Wholesale egg prices are up 40 percent because of the current recall. Pork bellies—that’s where bacon comes from—just hit an all-time high of $1.42 a pound. The price of raw coffee beans now sits at a 13-year peak. Breakfast, the fastest-growing part of the foodservice business, once provided full-service operators with their best margins. Now what?
Weak economies like the one we’re in now normally put a damper on food price increases. But that’s not what’s happening to three of the most important commodities restaurant operators serve at breakfast and elsewhere during the day. Since we’re in an environment when it’s risky to just pass along the increased costs to customers and hope for the best, let’s take a look at how long the pain is likely to last.
Shelled egg prices are up because of the fallout from the salmonella-related recall now going on nationwide. For safety reasons, some operators have switched to pasteurized liquid eggs. Either way, be prepared to pay more into the near future until supply and demand balance out.
It’s a different story with bacon. Once a breakfast staple, it’s now used in every daypart and appears on many areas of the menu, up to and including dessert. Couple increased operator demand with this year’s three percent reduction in the number of hogs and you get higher prices.
But should they be as high as they’re spiking now? It’s not just that the price of pork bellies has gotten so high, so fast. Commodity traders point out that the premium paid for them over the price of live hogs, whose price has not climbed as much, has expanded dramatically. Last year at this time, live hogs sold at 50 cents or below per pound, while pork bellies were priced at between 60 and 70 cents. Today, live hogs are going for 82 cents a pound while the bellies are setting an all-time record of $1.42 per pound. It’s a huge spread, but at least the surge in pork belly prices hasn’t caused the price of other cuts to rise.
Pork market experts suggest that the cost of bacon will get worse before it gets better. That’s the same forecast coffee analysts are giving. Prices of raw beans are way up, particularly for higher-quality Arabica beans. However, upcoming harvests in key coffee-growing regions around the world look good, suggesting that prices could return to lower levels once the new supply hits the market.
Painful as these commodity price spikes might be for full-service restaurant operators, it could be worse. That’s especially true for coffee, where restaurants at least have plenty of margin to work with if they choose to absorb the current price hikes. Grocery stores don’t. They have little choice but to pass the increases along right away.
Eggs, even at their currently inflated price levels, remain a relatively low-cost protein item by restaurant standards. Their increase can likely be absorbed. As for bacon, because it is so flavorful, a little can go a long way in many dishes, or portion sizes can be adjusted in sandwiches and other uses. Barring that, it’s the one food item we’re talking about here where you could probably raise prices to cover the difference with little-to-no effect.

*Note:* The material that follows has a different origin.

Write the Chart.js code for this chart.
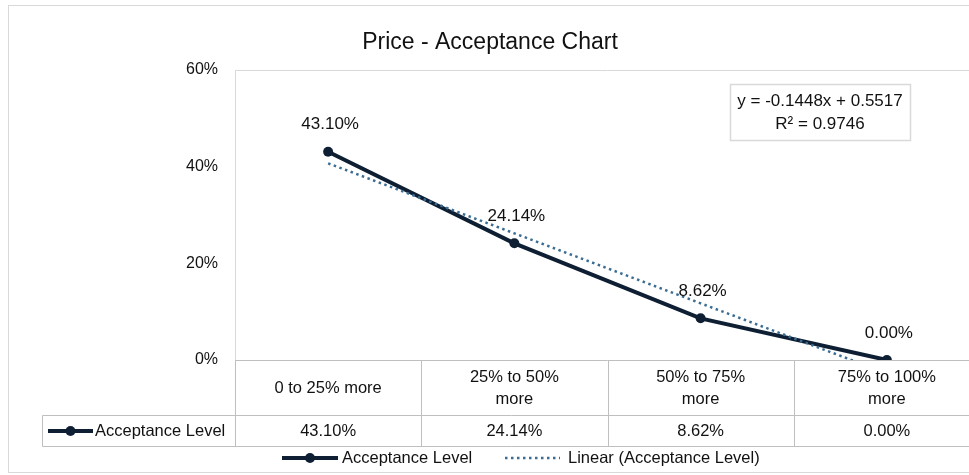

So there’s hope that full-service restaurants can ride out these price fluctuations. It might not be so easy for the many QSR chains that have lately come to dominate the breakfast market. According to NPD restaurant industry analyst Bonnie Riggs, 80 percent of the 12 billion morning meals served in restaurants each year are sold by QSRs. This segment’s push into specialty coffees and breakfast sandwiches has been successful, but could now hit the wall as the price of three of the key ingredients that have accounted for most of the growth is going through the roof.
Yet breakfast is a key going forward, says Riggs.
“There is a lot of activity around the breakfast daypart right now, with chains expanding into the daypart, and the addition of breakfast menu items, promotions and deals,” she says. “Currently only one out of ten breakfast opportunities is satisfied by foodservice, and there are more breakfasts skipped than served in restaurants, all of which means that breakfast is a significant growth opportunity for the foodservice industry.”
Prices might be high right now, but full-service is better able to deal with them than most QSRs. If you want to position your restaurant to capture a greater share of the upcoming growth Riggs is talking about, the time to re-strategize your breakfast offerings may be now.